Nonlinear control systems are the foundation for AI-driven and adaptive robotics
Why Control Systems is important in robotics?
Precision and Accuracy :
- A control system ensures every robotic movement whether it’s picking an object or welding happens with exact speed, distance, and angle.
- By continuously comparing actual performance with the desired output, it corrects even tiny errors in real time.
Stability and Balance:
- Robots often work in dynamic or unpredictable environments, and a control system helps them stay stable.
- Through constant feedback from sensors, it maintains balance even when external forces or vibrations occur.
Automation and Efficiency:
- The control system acts as the automation brain, allowing robots to operate without human guidance.
- It manages timing, sequencing, and motion flow, ensuring tasks are completed faster and more consistently.
Feedback and Self-Correction:
- A key reason control systems are vital is their ability to learn and adapt in real-time through feedback.
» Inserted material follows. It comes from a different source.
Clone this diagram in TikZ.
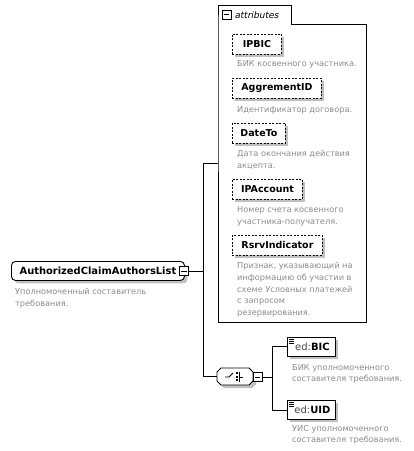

- When the robot detects any deviation from its target, it immediately adjusts its actions to correct it.
Safety and Reliability :
- Control systems constantly monitor parameters like speed, torque, and position to prevent unsafe actions.
- They enable emergency stops, limit enforcement, and collision avoidance protecting both humans and the robot.
Adaptability and Learning :
- Modern control systems are designed to adapt to new environments and tasks.
- Through AI-based or adaptive control algorithms, robots can adjust their movements when facing new challenges.